8. The method according to claim 7, wherein the step of assigning distance information to the respectively formed groups includes the formation of a mean value over the respective depth values of the three-dimensional data points of the group assigned to the respective objects.
9. The method according to claim 7, wherein the step of assigning distance information to the respectively formed groups includes adding a prior knowledge term dependent on a classification result of the object, and wherein the method comprises a step of receiving a classification result of the object.
10. The method according to claim 1, wherein the method comprises the step of determining a three-dimensional envelope or a cuboid for the objects represented on the first data, taking into account the formed groups or the assigned distance information, and the received information data of the two-dimensional bounding polygons.

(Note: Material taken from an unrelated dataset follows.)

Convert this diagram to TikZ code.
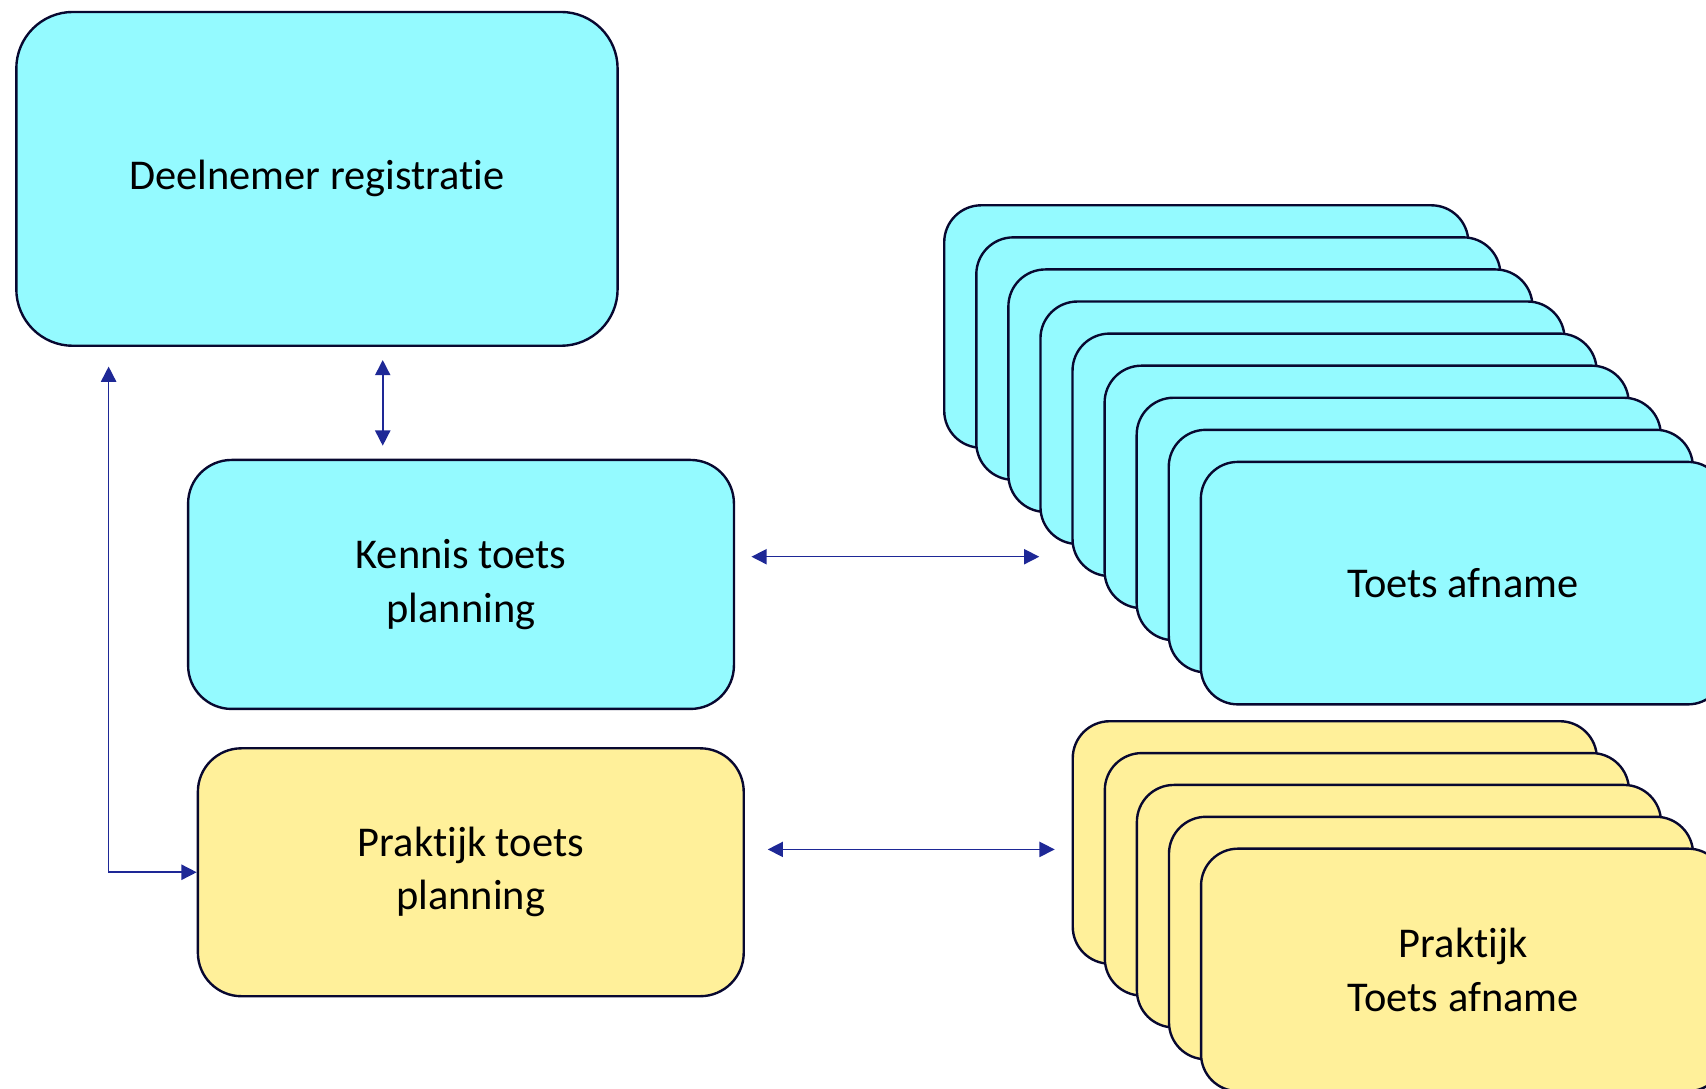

11. The method according to claim 10, wherein the step of determining the three-dimensional envelope for the objects represented on the first data, taking into account the formed groups and the received information data of the two-dimensional bounding polygons, comprises a displacement and/or scaling of the three-dimensional envelope within a predefined limit such that the formed groups of three-dimensional data points are completely enclosed by the three-dimensional envelope.
12. A device for data processing to execute the method according to claim 1.
13. A computer program product comprising commands which, when the program is executed by a computer, cause the computer to execute the method according to claim 1.
14. A computer-readable medium on which the computer program product according to claim 13 is stored.